Wiener was born in Białystok (then in the Russian Empire), of Polish-Jewish origin. His father was Zalmen (Solomon) Wiener, and his mother was Frejda Rabinowicz. He studied at the University of Warsaw in 1880, and then at the Friedrich Wilhelm University in Berlin. Wiener later declared, "Having 'for many years been a member of the Unitarian Church,' and having 'preached absolute amalgamation with the Gentile surroundings', [I] 'never allied with the Jewish Church or with Jews as such."

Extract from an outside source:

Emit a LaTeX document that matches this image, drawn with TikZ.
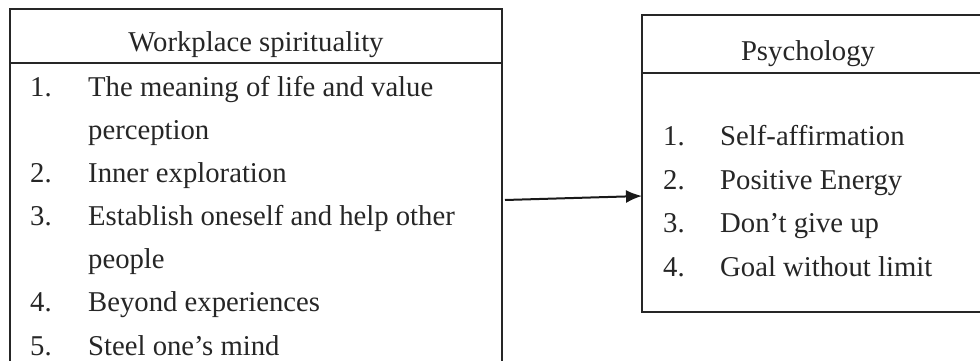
\documentclass[tikz,border=0pt]{standalone}
\usepackage{fontspec}
\setmainfont{Liberation Serif}
\usetikzlibrary{arrows.meta}
\tikzset{panel/.style={draw=black!85, line width=2pt, rectangle, inner sep=0pt, outer sep=0pt, anchor=north west}}
\tikzset{entry/.style={anchor=base west, inner sep=0pt, text=black!85}}
\tikzset{head/.style={anchor=base, inner sep=0pt, text=black!85}}

\begin{document}
\begin{tikzpicture}[x=1pt, y=-1pt, font=\fontsize{28.7}{34}\selectfont]
    \useasboundingbox (0,0) rectangle (980,361);
    \clip (0,0) rectangle (980,361);
    \fill[white] (0,0) rectangle (980,361);

    % left box, runs past the bottom edge
    \node[panel, minimum width=492pt, minimum height=420pt] (spirit) at (10,9) {};
    \draw[draw=black!85, line width=2pt] (10,63) -- (502,63);
    \node[head] (spirithead) at (256,52) {Workplace spirituality};

    \node[entry] (sn1) at (30,96) {1.};
    \node[entry] (st1) at (88,96) {The meaning of life and value};
    \node[entry] (st1b) at (88,139.2) {perception};
    \node[entry] (sn2) at (30,182.3) {2.};
    \node[entry] (st2) at (88,182.3) {Inner exploration};
    \node[entry] (sn3) at (30,225.5) {3.};
    \node[entry] (st3) at (88,225.5) {Establish oneself and help other};
    \node[entry] (st3b) at (88,268.7) {people};
    \node[entry] (sn4) at (30,311.8) {4.};
    \node[entry] (st4) at (88,311.8) {Beyond experiences};
    \node[entry] (sn5) at (30,355) {5.};
    \node[entry] (st5) at (88,355) {Steel one’s mind};

    % right box, runs past the right edge
    \node[panel, minimum width=400pt, minimum height=297pt] (psych) at (642,15) {};
    \draw[draw=black!85, line width=2pt] (642,73) -- (1042,73);
    \node[head] (psychhead) at (808,61) {Psychology};

    \node[entry] (pn1) at (663,145) {1.};
    \node[entry] (pt1) at (720,145) {Self-affirmation};
    \node[entry] (pn2) at (663,189) {2.};
    \node[entry] (pt2) at (720,189) {Positive Energy};
    \node[entry] (pn3) at (663,232.5) {3.};
    \node[entry] (pt3) at (720,232.5) {Don’t give up};
    \node[entry] (pn4) at (663,276) {4.};
    \node[entry] (pt4) at (720,276) {Goal without limit};

    % connector
    \coordinate (from) at ([yshift=-191pt]spirit.north east);
    \coordinate (to) at ([yshift=-181pt]psych.north west);
    \draw[black!90, line width=2pt, -{Latex[length=16pt, width=13pt]}] ([xshift=3pt]from) -- (to);
\end{tikzpicture}
\end{document}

Wiener left Europe with the plan of founding a vegetarian commune in British Honduras (now Belize). He sailed steerage to New Orleans. On his arrival, in 1880, he had no money. After travel and work around the US, he went to Kansas City, Missouri, and became a lecturer in the department of Germanic and Romance languages at the University of Kansas. He was a polyglot, and was reputed to speak thirty languages well.
Wiener published articles on Yiddish linguistic elements in Polish, German, Ukrainian, and Belorussian. In 1898, Wiener traveled to Europe to collect material for his book The History of Yiddish Literature in the Nineteenth Century (1899). Isaac Peretz encouraged him and Abraham Harkavy, librarian at the Asiatic Museum of St. Petersburg, presented him with a thousand Yiddish books, which formed the basis of the Yiddish collection of the Harvard University library. After this project Wiener's interest in Yiddish declined.
Beginning in 1896, Wiener lectured on Slavic cultures at Harvard University and became the first American professor of Slavic literature. He compiled a valuable anthology of Russian literature and translated 24 volumes of Leo Tolstoy's works into English, a task which he completed in 24 months. He taught George Rapall Noyes.